The Housing Almanac is an editorially-designed reference for U.S. housing market data — annual sales, median prices, and 30-year fixed mortgage rates from 1963 to today, sourced exclusively from federal and federally-mandated data series.
The Almanac was built around three convictions:
- The historical record is one of the best frames for understanding the present moment. The 2024 housing market makes more sense once you've seen 1981, 2008, and 2021.
- Public data should look like it was made on purpose. Editorial typography, considered color, and an explicit narrative voice are not extras — they are the work.
- Every page should be browseable on its own. The dashboard splits into eight indexable views; the full data table is downloadable; every year and every notable cycle has its own archive page.
About the Editor
The Housing Almanac is edited by Amos Ductan. Amos's day work sits at the intersection of AI and search — applying language-model systems and search-quality methodology to brand visibility, paid-media auditing, and AI-search research for enterprise clients. Investing is the parallel track. He builds his own quantitative research and trading systems across equities, options, and crypto, and over several years he aggregated the data behind this site to inform his own real-estate and macro positions — consolidating Census, NAR, Freddie Mac, FHFA, and BLS series into a single annual record stretching back to 1963.
The Almanac is the public version of that working library, expanded with editorial context and structured for anyone evaluating the historical setup behind a current housing decision. The same conviction runs through both tracks: structured historical data, presented with care, is the most underused tool in market analysis.
Amos can be reached via LinkedIn at linkedin.com/in/amosductan. For data corrections, write to corrections@housingalmanac.com.
What's covered
- Annual U.S. new-home sales (U.S. Census Bureau, 1963 to 2024)
- Annual U.S. existing-home sales (NAR, 1968 to 2024)
- Median sale prices for both new and existing homes
- The 30-year fixed conventional mortgage rate (Freddie Mac PMMS, 1971 to 2024)
- NBER recession dating
- 62 year-by-year archive pages (1963–2024)
- Cycle explainers covering the major U.S. housing recessions and surges
- Coming next: programmatic metro and state pages with FHFA HPI and Zillow ZHVI sourcing
Data sources
Every number in the Almanac traces directly to a federal or federally-mandated source. New-home sales and median new-home prices come from the U.S. Census Bureau's Survey of Construction (SOC) and New Residential Sales release. Existing-home sales and median existing-home prices come from the National Association of Realtors (NAR) Existing Home Sales report, a federally mandated series collected through state and local MLS boards.

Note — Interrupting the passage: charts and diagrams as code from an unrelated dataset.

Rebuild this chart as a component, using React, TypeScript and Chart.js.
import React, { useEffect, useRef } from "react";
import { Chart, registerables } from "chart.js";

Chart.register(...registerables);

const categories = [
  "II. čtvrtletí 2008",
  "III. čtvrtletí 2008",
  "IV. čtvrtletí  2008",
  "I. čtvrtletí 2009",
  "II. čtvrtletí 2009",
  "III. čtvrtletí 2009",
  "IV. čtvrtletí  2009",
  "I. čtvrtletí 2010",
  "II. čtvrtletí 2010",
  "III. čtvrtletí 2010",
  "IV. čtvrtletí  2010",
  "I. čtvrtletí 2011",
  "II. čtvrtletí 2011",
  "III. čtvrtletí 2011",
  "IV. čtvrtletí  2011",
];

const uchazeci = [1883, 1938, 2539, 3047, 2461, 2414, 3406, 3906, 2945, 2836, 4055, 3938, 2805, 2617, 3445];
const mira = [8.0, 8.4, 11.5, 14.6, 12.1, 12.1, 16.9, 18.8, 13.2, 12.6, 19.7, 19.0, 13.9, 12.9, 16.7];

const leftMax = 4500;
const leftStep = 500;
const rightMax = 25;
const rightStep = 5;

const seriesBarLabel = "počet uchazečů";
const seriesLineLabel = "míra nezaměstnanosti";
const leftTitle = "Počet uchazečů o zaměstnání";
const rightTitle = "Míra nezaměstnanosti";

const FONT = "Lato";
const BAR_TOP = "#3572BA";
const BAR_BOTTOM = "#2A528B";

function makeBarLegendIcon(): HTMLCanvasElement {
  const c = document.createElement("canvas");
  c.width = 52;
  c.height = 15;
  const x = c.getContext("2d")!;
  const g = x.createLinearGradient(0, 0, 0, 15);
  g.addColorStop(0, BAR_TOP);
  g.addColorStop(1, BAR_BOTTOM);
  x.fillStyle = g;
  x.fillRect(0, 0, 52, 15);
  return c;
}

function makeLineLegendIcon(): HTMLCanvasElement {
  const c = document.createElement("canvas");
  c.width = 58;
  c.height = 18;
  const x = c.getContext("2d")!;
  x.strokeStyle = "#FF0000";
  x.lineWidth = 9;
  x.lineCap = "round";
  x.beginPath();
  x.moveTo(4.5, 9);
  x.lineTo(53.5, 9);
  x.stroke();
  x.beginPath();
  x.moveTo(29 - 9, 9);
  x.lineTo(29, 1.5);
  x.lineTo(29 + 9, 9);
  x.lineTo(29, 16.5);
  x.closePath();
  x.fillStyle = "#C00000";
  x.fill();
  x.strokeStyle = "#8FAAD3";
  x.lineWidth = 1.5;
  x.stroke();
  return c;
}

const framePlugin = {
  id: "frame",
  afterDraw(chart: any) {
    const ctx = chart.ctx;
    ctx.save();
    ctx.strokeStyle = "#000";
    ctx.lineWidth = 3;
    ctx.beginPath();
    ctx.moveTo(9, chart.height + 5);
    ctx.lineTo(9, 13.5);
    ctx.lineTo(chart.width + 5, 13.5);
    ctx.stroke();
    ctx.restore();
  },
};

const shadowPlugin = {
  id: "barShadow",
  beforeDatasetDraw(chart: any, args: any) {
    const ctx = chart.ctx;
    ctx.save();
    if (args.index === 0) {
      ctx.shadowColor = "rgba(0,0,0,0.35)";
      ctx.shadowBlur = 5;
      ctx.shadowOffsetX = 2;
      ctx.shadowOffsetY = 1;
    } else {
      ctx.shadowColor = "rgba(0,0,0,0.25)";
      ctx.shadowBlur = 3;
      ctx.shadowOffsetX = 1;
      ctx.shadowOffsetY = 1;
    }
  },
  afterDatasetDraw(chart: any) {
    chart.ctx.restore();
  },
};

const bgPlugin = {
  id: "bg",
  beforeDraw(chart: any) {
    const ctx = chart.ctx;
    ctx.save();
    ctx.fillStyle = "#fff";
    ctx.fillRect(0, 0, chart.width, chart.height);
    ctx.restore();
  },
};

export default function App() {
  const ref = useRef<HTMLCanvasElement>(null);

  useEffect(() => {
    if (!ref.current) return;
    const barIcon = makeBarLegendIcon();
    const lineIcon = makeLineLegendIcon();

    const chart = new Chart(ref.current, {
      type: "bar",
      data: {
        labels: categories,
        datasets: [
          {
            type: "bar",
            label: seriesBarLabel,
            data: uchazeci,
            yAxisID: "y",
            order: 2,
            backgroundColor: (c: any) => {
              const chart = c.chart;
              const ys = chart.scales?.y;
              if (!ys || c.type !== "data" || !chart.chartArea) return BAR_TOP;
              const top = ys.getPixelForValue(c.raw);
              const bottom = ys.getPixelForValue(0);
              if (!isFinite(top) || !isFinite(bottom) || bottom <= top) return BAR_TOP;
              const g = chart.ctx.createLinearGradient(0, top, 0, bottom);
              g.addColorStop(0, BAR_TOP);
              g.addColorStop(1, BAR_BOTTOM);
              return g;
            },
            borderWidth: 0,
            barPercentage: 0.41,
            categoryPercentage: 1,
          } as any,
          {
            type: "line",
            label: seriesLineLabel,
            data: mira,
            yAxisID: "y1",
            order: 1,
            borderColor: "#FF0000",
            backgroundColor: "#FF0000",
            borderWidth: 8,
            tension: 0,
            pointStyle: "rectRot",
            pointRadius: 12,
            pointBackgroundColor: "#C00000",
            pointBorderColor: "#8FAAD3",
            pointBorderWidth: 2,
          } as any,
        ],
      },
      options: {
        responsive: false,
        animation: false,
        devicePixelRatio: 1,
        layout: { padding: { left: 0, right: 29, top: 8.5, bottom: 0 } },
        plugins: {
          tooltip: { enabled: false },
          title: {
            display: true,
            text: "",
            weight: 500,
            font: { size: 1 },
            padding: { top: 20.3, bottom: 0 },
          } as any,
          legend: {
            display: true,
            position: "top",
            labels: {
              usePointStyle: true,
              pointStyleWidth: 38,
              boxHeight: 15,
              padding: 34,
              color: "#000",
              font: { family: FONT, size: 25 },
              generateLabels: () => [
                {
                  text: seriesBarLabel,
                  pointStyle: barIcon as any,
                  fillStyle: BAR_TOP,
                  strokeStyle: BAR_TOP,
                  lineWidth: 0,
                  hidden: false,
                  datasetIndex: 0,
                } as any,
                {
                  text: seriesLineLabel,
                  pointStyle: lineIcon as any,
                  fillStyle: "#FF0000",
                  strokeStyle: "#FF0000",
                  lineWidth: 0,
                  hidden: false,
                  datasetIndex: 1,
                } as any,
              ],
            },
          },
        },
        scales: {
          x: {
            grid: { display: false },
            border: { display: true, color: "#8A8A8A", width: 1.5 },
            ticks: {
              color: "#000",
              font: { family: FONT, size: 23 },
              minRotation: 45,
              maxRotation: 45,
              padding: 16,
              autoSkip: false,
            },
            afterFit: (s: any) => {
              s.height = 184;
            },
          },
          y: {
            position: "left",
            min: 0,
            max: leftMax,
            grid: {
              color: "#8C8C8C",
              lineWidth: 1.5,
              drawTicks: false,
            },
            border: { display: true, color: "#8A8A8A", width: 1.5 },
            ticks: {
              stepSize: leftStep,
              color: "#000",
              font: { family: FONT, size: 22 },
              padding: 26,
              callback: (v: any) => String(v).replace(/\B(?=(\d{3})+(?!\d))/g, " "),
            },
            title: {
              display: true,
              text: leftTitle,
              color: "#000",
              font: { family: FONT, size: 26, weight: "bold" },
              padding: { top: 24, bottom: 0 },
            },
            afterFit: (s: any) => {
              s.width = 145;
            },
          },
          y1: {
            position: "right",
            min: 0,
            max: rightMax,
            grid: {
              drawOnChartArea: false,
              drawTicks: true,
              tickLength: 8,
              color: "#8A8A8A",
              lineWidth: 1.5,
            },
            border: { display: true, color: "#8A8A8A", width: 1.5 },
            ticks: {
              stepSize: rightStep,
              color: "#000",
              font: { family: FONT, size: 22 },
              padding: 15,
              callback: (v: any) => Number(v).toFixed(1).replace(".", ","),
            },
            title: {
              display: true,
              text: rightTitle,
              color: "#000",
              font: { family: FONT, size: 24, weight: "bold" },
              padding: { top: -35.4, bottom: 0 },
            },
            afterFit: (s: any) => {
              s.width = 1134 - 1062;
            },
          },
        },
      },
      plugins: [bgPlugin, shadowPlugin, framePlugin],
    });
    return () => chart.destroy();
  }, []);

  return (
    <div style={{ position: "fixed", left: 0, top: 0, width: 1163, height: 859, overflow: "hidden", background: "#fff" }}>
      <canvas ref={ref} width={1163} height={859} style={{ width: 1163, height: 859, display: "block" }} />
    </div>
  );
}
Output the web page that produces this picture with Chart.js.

The 30-year fixed mortgage rate is the Freddie Mac Primary Mortgage Market Survey (PMMS), which has surveyed lenders weekly since 1971 and is the benchmark series used by the Federal Reserve, CFPB, and HUD. Recession shading follows NBER Business Cycle Dating Committee determinations.
All figures are annual. Mortgage rates are simple-averaged across the year's weekly PMMS observations. Sales figures are the calendar-year total or annual average as reported by the source. Median prices are nominal — not inflation-adjusted — unless explicitly stated otherwise. Where inflation adjustment is made, the Almanac uses the BLS Consumer Price Index for All Urban Consumers (CPI-U).
Editorial independence
The Housing Almanac is reader-supported. Some pages link to mortgage products from partners that may pay a commission if you apply or fund a loan. We never receive compensation for the rates or outcomes you see. We do not provide loan offers, pre-approvals, or rate quotes ourselves. Editorial decisions — including which year archives to publish, which cycles to explain, and how to characterize the current market — are entirely independent of any commercial relationship.
Corrections
If you spot a data error, a misattribution, or a chart that does not match the underlying source, write to corrections@housingalmanac.com. Corrections are made publicly and noted in the relevant page's footer.
The data files
The Almanac's master annual table is open-licensed under CC BY 4.0 via our data table page. The raw federal series themselves are public domain.